The sale of the iconic Maketu Pies has resulted in a level of interest not seen for some time.
Maketu Pies was placed in receivership at the end of September at the request of directors due to the "critical financial position" of the company.
Owned by husband and wife Grant and Karen Wilson, the business on Little Waihi Rd has operated in Maketū for about 36 years.
It is the community's biggest employer with about 40 staff, mostly locals.
The deadline for expressions of interest ends today.
One of two joint receivers, Thomas Rodewald, said interest had been good and described the sale process as a work in progress.
"We've got three parties going through today [Monday], there was one in yesterday [Sunday] and we have more booked in for tomorrow," Rodewald said.
"People are working through their terms of interest with us.
"While I have had companies that have attracted more potential buyers, I haven't seen this level of interest for a long time. It's more than just a reasonable amount."

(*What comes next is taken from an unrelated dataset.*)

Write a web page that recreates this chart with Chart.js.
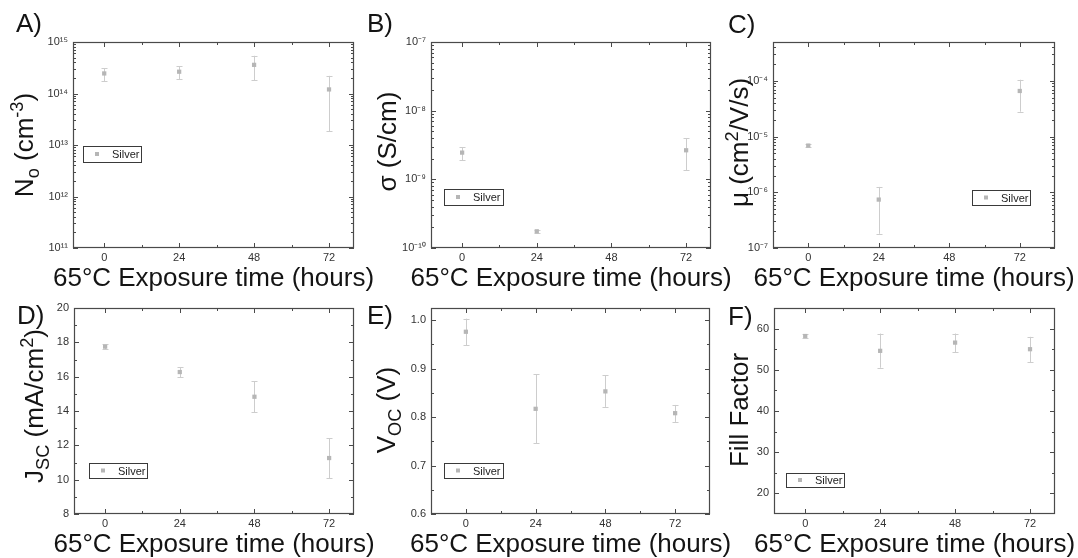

He would not give details about interested parties but it is understood local iwi were one.
However, the level of interest has done nothing to allay fears within the coastal community.
A local, who did not wish to be named, said uncertainty was causing fear, especially for staff of Maketu Pies.
"My daughter works for the company and we were just talking about this today," the woman said.
"For the staff, it's about not knowing whether they will have a job or not, especially close to Christmas."
She said her daughter had made the decision to start looking for alternative employment just in case.
"We've also got to face facts that whoever does buy the company might buy it just for the brand and then shift the manufacturing out of Maketu. That is a real possibility," she said.
"Transport here is a problem for a lot of people. Many are unlicensed and many more have cars that are not warranted or registered. If they're working at the pie shop they can easily walk to work or get a ride with someone else.
"If they have to find work outside Maketū, transport will be an issue."
The woman said Work and Income staff had offered to meet with Maketu Pies employees and help out where they could.
"I think as well as being anxious, the community is also feeling sad for Grant and Karen. No-one is angry with them, they [Maketū locals] know how hard they've worked to keep the family business going.
"I believe if there was time, the community would rally together and try and get some money sorted to help out – but there's just not time."
The woman said she hoped locals would be given information about the sale as soon as it was available.
"Until then we'll stay anxious."
Maketu Landing dairy manager Angrez Singh said locals had been asking dairy staff if they knew what was going on with the sale.
"A lot of people have been asking but we tell them we don't know," Singh said. "Nobody is telling us anything."
He said he had not heard any talk about fear the business would be relocated once it had sold.